Search code examples
pythonelasticsearchelasticsearch-py

How to limit the number of data to be uploaded to ElasticSearch


How can I limit the number of data to be uploaded to Elasticsearch? My old laptop cannot process a huge dataset like the one I'm using.

I have used the following code to 'limit' the data to be uploaded

from elasticsearch import helpers, Elasticsearch
import csv
import itertools

with open('my_data.csv', encoding="utf8") as f:
    reader = csv.DictReader(f)
    for row in itertools.islice(reader, 1000): #limitation of data
        helpers.bulk(es, reader, index='movie-plots', doc_type=None)

But this is apparently not working; when I check with 'POST movie-plots/_count', it returns the initial size of the entire dataset.

I am completely new to Elasticsearch so sorry if this is a novice question.

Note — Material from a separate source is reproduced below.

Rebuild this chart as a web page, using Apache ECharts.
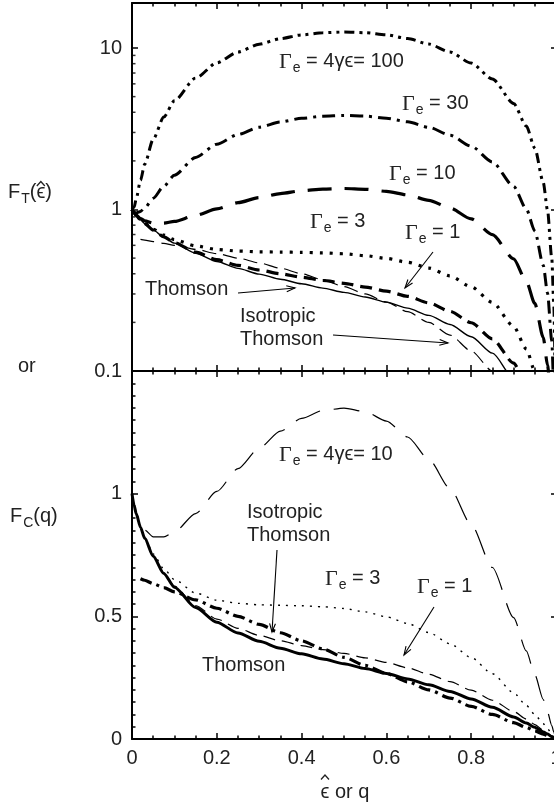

I am using Python client (in Jupyter notebook) in order to use Elasticsearch and Kibana.


Solution

  • You are calling islice on reader ... but then you are passing all of reader to helpers.bulk anyway.

    Not in a place where I can test; but try removing the for loop and just passing the islice to helpers.bulk directly:

    with open('my_data.csv', encoding="utf8") as f:
        reader = csv.DictReader(f)
        helpers.bulk(es, itertools.islice(reader, 1000), index='movie-plots', doc_type=None)